> Your goal
From the first line of the listing below to the line with "s.set_linewidth(2.5)", print each line exactly, and nothing more. Leave out the pictures.

— Start —

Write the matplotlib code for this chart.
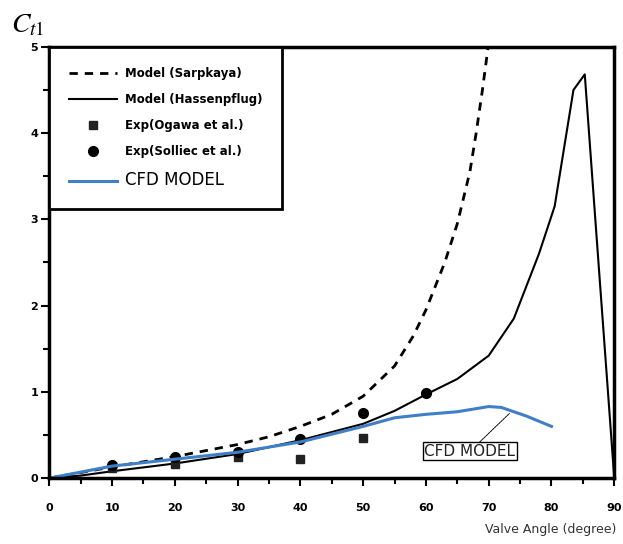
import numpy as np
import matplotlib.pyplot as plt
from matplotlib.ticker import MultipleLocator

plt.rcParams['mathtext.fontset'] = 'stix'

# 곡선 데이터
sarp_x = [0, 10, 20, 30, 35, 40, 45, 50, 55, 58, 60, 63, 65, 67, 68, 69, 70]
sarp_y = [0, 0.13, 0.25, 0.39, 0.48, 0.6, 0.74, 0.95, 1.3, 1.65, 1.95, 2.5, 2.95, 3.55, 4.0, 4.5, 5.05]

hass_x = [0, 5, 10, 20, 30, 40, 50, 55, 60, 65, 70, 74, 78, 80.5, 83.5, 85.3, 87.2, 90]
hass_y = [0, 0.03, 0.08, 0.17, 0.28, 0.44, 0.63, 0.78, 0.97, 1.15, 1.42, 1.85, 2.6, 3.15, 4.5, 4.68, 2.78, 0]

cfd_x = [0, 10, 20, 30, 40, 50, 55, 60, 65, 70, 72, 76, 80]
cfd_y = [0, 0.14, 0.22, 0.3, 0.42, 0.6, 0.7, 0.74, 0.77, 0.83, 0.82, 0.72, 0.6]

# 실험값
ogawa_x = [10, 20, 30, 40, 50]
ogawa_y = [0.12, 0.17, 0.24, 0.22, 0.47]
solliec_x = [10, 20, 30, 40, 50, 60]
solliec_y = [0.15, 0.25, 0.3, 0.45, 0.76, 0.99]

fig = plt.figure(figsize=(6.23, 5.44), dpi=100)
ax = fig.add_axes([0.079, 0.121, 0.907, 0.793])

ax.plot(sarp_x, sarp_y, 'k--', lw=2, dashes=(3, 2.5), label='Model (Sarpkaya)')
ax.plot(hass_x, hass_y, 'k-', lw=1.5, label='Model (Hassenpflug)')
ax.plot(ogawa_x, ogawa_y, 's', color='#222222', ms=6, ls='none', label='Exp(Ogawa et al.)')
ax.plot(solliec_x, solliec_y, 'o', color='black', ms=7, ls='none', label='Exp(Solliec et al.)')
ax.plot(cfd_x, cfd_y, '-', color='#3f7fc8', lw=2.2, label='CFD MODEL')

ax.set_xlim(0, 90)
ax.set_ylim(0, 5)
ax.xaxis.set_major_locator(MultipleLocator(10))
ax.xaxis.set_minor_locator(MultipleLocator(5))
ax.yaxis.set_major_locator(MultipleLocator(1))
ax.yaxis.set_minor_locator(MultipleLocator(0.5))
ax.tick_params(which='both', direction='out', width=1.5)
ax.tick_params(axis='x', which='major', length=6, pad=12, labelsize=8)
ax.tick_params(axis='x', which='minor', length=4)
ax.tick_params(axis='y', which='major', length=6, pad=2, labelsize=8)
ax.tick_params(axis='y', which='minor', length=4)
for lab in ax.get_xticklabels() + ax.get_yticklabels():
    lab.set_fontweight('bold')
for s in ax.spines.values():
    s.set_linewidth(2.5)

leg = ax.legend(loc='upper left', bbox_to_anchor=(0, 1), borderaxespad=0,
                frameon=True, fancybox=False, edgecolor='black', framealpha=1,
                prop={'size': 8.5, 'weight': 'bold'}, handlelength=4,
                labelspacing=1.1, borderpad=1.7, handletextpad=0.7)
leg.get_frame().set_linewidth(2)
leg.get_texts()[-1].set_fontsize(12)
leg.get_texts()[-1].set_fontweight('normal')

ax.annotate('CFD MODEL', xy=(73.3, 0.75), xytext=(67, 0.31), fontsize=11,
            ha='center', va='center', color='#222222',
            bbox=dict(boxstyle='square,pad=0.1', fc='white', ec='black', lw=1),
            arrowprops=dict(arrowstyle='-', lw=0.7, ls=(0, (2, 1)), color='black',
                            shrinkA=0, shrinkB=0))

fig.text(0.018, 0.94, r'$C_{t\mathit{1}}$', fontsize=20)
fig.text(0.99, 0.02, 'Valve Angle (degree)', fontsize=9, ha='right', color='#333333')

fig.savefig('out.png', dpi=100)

— End —

> Written solution
Write the matplotlib code for this chart.
import numpy as np
import matplotlib.pyplot as plt
from matplotlib.ticker import MultipleLocator

plt.rcParams['mathtext.fontset'] = 'stix'

# 곡선 데이터
sarp_x = [0, 10, 20, 30, 35, 40, 45, 50, 55, 58, 60, 63, 65, 67, 68, 69, 70]
sarp_y = [0, 0.13, 0.25, 0.39, 0.48, 0.6, 0.74, 0.95, 1.3, 1.65, 1.95, 2.5, 2.95, 3.55, 4.0, 4.5, 5.05]

hass_x = [0, 5, 10, 20, 30, 40, 50, 55, 60, 65, 70, 74, 78, 80.5, 83.5, 85.3, 87.2, 90]
hass_y = [0, 0.03, 0.08, 0.17, 0.28, 0.44, 0.63, 0.78, 0.97, 1.15, 1.42, 1.85, 2.6, 3.15, 4.5, 4.68, 2.78, 0]

cfd_x = [0, 10, 20, 30, 40, 50, 55, 60, 65, 70, 72, 76, 80]
cfd_y = [0, 0.14, 0.22, 0.3, 0.42, 0.6, 0.7, 0.74, 0.77, 0.83, 0.82, 0.72, 0.6]

# 실험값
ogawa_x = [10, 20, 30, 40, 50]
ogawa_y = [0.12, 0.17, 0.24, 0.22, 0.47]
solliec_x = [10, 20, 30, 40, 50, 60]
solliec_y = [0.15, 0.25, 0.3, 0.45, 0.76, 0.99]

fig = plt.figure(figsize=(6.23, 5.44), dpi=100)
ax = fig.add_axes([0.079, 0.121, 0.907, 0.793])

ax.plot(sarp_x, sarp_y, 'k--', lw=2, dashes=(3, 2.5), label='Model (Sarpkaya)')
ax.plot(hass_x, hass_y, 'k-', lw=1.5, label='Model (Hassenpflug)')
ax.plot(ogawa_x, ogawa_y, 's', color='#222222', ms=6, ls='none', label='Exp(Ogawa et al.)')
ax.plot(solliec_x, solliec_y, 'o', color='black', ms=7, ls='none', label='Exp(Solliec et al.)')
ax.plot(cfd_x, cfd_y, '-', color='#3f7fc8', lw=2.2, label='CFD MODEL')

ax.set_xlim(0, 90)
ax.set_ylim(0, 5)
ax.xaxis.set_major_locator(MultipleLocator(10))
ax.xaxis.set_minor_locator(MultipleLocator(5))
ax.yaxis.set_major_locator(MultipleLocator(1))
ax.yaxis.set_minor_locator(MultipleLocator(0.5))
ax.tick_params(which='both', direction='out', width=1.5)
ax.tick_params(axis='x', which='major', length=6, pad=12, labelsize=8)
ax.tick_params(axis='x', which='minor', length=4)
ax.tick_params(axis='y', which='major', length=6, pad=2, labelsize=8)
ax.tick_params(axis='y', which='minor', length=4)
for lab in ax.get_xticklabels() + ax.get_yticklabels():
    lab.set_fontweight('bold')
for s in ax.spines.values():
    s.set_linewidth(2.5)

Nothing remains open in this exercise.